VICTORIA FALLS — Mines and Mining Development minister Obert Mpofu has accused one of the biggest global diamond companies, De Beers, of looting the country’s Marange diamonds for over 15 years under the guise of exploration.
Acting Business EDITOR
Mpofu, who was addressing delegates to the Zimbabwe Diamond Conference on Monday, said the company had looted more than 100 000 tonnes of diamond ore during its stay in the Marange area where it was contracted by the government to ascertain the quality and quantity of the alluvial diamond deposits.
“In fact, my records show that they collected more than 100 000 tonnes of diamond concentrate and this was mostly alluvial, but they say they still want to find out whether they are diamonds or not,” he said.
“Even up to today, I have not got a report about what happened to our samples. In Marange, it doesn’t take two minutes to find out that they are diamonds, but it took them 15 years. What hypocrisy!”
He said De Beers was not entirely forthright about the prospects and viability of Marange diamonds. Mpofu said it was surprising that during the invasion by artisanal miners, the Kimberly Process Certification System (KPCS) saw nothing wrong as the diamonds continued to be traded on the international market.
“When we started to question De Beers’ role, within a day they had transferred the special grant to another looter and that looter because he was in a hurry to get diamonds, he brought 50 000 people,” he said.

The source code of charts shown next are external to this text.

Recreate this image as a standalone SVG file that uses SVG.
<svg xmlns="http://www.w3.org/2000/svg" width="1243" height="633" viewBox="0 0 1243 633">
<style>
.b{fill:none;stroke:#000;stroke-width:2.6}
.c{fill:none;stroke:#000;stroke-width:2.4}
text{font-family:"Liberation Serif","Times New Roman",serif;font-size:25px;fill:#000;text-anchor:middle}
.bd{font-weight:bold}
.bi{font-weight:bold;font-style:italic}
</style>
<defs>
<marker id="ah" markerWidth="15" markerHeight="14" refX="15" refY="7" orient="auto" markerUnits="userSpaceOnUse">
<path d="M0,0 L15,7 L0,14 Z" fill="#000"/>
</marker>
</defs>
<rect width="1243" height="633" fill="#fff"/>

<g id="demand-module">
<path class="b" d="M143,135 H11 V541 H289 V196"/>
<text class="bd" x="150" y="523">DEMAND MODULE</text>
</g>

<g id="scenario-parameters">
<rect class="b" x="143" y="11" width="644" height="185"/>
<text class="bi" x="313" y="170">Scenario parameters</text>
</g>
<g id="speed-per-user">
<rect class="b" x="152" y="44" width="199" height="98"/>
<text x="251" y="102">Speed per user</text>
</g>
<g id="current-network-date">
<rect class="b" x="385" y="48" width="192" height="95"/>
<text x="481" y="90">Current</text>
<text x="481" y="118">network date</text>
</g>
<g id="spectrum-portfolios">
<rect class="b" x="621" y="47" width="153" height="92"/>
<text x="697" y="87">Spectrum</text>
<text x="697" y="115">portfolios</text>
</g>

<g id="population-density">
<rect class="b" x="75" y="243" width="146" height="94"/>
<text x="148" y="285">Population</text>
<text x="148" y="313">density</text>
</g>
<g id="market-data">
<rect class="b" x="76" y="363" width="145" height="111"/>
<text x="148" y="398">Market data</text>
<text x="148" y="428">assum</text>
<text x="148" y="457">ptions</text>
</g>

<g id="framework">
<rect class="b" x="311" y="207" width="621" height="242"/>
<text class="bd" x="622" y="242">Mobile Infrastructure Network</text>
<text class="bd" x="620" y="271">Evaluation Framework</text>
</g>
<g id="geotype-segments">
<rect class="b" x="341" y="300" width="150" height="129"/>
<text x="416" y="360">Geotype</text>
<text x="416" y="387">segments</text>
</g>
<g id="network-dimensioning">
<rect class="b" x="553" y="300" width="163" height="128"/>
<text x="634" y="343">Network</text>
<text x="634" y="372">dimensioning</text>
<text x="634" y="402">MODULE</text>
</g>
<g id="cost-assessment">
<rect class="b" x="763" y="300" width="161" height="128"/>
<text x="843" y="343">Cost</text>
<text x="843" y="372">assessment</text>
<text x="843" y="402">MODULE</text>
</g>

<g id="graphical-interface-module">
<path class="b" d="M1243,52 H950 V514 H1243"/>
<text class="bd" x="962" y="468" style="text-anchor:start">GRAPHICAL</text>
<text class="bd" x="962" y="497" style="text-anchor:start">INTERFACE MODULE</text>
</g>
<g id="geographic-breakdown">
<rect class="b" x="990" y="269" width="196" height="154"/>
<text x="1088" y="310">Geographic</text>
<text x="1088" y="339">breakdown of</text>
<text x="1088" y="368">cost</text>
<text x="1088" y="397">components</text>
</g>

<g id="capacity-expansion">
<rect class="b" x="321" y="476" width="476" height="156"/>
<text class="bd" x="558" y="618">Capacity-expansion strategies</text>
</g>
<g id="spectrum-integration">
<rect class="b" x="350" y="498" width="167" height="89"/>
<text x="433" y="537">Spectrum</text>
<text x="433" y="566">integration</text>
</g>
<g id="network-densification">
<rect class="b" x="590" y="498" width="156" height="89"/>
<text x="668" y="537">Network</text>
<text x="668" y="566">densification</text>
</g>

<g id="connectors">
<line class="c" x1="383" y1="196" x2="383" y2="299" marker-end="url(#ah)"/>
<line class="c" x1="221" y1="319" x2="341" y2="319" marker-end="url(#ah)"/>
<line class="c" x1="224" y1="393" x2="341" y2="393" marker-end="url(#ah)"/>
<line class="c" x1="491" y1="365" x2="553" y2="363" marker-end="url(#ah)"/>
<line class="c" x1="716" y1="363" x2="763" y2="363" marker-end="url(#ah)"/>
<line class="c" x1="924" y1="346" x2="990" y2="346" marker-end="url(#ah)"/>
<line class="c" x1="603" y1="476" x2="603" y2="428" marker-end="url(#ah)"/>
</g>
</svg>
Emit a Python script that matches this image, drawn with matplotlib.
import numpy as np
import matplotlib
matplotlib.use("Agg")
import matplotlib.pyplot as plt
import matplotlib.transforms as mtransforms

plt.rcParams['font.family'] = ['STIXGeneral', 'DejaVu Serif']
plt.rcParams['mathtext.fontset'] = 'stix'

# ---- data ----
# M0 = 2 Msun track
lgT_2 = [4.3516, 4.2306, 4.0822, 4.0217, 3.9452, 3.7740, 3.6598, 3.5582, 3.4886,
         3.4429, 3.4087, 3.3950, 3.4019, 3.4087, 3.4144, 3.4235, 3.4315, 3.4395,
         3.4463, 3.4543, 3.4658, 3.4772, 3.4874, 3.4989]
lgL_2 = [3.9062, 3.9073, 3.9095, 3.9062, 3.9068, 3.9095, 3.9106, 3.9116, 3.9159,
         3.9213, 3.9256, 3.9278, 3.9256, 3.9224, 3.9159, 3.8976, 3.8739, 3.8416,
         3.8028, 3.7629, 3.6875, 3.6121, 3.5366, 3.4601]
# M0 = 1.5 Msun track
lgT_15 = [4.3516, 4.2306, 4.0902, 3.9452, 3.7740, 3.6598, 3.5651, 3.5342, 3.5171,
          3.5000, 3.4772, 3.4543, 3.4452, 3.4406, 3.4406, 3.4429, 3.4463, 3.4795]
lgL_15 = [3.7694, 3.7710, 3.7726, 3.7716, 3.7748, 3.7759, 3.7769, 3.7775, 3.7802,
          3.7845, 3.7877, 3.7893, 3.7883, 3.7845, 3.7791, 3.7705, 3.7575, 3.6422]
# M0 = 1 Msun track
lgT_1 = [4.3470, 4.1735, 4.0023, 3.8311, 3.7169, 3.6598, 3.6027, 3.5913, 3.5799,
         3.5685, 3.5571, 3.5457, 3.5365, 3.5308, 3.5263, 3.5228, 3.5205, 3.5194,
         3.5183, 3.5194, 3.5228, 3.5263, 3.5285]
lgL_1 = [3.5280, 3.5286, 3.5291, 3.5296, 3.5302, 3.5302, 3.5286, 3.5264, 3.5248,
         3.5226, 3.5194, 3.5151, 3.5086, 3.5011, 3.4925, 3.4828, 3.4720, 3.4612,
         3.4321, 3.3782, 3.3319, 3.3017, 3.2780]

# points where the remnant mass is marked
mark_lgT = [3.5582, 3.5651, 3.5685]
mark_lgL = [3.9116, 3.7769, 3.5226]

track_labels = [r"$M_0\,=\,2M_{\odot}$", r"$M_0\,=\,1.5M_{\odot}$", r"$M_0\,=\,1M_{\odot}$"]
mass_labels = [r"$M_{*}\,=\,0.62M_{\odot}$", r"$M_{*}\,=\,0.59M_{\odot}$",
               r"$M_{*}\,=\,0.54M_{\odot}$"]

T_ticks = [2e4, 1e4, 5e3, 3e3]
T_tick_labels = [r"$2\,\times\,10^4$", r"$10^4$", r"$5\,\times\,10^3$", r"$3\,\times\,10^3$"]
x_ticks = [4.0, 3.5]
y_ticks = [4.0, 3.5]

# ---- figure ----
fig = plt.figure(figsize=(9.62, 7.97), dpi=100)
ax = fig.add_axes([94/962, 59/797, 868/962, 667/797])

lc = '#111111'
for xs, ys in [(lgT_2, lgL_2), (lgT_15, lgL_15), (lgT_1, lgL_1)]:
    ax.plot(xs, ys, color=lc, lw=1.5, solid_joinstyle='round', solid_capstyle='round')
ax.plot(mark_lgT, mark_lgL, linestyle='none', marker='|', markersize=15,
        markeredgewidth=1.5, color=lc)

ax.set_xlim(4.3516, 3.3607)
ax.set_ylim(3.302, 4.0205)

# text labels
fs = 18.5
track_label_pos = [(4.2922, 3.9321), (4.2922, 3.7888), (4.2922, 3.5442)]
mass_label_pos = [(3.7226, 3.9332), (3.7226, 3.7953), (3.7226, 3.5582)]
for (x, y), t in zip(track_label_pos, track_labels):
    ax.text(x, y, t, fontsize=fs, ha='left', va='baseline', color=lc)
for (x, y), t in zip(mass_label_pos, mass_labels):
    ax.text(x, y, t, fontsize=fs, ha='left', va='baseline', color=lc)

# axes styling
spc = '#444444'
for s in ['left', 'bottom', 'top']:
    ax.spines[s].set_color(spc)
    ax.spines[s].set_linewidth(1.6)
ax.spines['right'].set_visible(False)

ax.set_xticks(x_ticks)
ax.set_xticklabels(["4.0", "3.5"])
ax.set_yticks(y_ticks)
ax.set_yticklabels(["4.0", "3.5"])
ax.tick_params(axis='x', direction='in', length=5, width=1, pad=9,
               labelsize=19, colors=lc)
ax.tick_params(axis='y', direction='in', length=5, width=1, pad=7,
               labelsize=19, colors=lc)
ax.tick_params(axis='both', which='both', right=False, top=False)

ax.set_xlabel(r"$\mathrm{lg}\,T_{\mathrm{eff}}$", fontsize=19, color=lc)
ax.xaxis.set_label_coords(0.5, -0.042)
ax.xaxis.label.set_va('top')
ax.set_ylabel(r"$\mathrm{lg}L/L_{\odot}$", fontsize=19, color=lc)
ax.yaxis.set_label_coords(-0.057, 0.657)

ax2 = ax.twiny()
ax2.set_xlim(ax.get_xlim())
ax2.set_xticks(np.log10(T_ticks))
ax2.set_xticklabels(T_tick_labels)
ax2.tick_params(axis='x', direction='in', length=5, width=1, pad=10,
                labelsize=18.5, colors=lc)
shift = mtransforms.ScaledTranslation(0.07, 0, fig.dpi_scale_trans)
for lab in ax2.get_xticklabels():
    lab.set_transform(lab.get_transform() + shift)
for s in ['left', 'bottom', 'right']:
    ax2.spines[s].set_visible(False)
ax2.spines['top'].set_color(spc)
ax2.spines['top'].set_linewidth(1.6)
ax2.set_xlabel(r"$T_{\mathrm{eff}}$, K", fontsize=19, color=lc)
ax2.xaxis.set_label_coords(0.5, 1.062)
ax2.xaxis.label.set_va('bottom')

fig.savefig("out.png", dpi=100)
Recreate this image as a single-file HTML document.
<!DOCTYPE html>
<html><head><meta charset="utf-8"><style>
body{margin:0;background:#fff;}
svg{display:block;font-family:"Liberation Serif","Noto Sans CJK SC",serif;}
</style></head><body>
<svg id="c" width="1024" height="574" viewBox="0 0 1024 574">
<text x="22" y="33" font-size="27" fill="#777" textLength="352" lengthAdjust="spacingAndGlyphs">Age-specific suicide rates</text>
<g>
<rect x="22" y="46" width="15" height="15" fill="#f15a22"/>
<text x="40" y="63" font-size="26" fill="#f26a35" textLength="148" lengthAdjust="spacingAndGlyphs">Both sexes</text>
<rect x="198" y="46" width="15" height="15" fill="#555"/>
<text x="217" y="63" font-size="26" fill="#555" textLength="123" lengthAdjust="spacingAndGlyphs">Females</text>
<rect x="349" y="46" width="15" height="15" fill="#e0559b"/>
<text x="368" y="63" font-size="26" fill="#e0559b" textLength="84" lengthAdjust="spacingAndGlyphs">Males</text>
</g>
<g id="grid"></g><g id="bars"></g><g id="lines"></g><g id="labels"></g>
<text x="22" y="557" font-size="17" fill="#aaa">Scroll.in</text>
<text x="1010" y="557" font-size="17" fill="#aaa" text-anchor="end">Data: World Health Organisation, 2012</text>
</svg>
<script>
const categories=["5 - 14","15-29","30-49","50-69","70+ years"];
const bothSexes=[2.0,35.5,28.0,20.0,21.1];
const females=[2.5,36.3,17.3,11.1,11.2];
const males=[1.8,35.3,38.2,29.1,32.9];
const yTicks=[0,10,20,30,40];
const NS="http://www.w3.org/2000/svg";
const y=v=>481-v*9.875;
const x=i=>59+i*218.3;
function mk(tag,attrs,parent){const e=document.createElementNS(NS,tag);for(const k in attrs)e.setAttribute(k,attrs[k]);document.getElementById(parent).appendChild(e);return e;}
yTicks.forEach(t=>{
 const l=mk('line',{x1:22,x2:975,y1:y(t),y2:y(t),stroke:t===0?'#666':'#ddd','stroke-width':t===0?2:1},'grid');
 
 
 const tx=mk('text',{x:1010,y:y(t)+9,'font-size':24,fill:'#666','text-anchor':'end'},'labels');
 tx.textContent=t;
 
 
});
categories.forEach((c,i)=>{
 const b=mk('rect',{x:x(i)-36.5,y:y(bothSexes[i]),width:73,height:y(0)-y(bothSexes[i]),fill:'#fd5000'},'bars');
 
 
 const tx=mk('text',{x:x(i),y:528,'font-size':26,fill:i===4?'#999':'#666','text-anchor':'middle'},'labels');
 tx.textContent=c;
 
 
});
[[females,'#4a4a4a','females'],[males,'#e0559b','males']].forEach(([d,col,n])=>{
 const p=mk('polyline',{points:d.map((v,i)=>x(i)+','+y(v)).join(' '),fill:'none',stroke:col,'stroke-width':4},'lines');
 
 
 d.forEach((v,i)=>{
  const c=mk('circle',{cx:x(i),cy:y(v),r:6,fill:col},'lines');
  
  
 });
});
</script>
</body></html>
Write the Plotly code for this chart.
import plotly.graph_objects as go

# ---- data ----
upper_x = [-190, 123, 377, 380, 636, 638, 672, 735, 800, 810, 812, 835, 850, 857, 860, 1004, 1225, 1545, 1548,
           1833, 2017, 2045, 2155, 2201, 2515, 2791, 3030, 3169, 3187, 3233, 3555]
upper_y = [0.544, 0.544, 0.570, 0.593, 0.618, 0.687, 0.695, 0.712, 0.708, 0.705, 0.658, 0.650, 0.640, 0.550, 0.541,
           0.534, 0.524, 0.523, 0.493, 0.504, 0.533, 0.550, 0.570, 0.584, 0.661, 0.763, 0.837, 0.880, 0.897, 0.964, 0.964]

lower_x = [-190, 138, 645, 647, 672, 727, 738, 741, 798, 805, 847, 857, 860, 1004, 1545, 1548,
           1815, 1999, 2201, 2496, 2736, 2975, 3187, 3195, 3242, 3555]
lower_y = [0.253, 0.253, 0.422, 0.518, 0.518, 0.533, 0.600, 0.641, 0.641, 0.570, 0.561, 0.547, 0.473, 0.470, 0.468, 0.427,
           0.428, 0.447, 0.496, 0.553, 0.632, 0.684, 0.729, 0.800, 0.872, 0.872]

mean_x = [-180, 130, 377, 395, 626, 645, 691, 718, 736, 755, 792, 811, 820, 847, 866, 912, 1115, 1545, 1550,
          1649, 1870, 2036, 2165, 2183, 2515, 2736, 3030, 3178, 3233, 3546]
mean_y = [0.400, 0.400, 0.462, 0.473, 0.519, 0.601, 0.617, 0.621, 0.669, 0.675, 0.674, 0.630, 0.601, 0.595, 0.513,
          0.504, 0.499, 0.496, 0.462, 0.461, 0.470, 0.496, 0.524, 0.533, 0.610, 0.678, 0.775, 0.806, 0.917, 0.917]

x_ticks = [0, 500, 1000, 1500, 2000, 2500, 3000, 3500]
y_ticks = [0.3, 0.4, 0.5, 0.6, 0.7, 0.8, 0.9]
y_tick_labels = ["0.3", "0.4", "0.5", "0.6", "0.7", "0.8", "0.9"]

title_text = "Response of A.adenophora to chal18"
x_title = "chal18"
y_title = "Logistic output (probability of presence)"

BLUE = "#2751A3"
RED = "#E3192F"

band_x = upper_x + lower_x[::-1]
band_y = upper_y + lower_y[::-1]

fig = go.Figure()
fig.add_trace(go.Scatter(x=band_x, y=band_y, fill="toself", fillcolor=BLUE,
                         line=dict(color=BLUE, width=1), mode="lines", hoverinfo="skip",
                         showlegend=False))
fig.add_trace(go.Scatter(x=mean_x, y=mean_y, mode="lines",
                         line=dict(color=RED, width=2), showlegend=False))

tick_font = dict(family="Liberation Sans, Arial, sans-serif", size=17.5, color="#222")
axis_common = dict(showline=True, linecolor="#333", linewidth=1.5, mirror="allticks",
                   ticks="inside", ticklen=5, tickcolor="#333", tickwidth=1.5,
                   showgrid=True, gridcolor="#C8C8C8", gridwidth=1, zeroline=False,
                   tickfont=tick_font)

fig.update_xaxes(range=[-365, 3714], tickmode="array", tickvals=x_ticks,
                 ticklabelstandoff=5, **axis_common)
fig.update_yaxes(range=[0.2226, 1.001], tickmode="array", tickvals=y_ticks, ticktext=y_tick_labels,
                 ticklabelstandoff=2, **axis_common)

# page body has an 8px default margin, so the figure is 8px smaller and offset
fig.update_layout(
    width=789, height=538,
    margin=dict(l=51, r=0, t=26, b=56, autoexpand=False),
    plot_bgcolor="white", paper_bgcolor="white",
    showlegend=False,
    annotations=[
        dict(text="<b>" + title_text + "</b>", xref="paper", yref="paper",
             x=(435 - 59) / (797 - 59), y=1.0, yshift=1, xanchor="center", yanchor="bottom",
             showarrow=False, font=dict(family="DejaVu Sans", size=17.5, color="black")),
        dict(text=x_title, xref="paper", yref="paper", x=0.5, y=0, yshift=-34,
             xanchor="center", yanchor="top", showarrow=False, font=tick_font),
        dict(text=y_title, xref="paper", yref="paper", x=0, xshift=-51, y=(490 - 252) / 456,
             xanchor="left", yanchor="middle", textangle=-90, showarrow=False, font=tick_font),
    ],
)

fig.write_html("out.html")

“During the diamond rush in Marange, Zimbabwe was considered KPCS compliant, we were doing fantastically well.
“Ironically, our compliance fell off after the restoration of law and order.”
Mpofu said diamond companies had made history by making monthly contribution to the fiscus and the rate of royalties was the highest in the mining sector although the subsector was the youngest.
In the first nine months of the year, Mpofu said the diamond sector had accounted for about 45% of export earnings.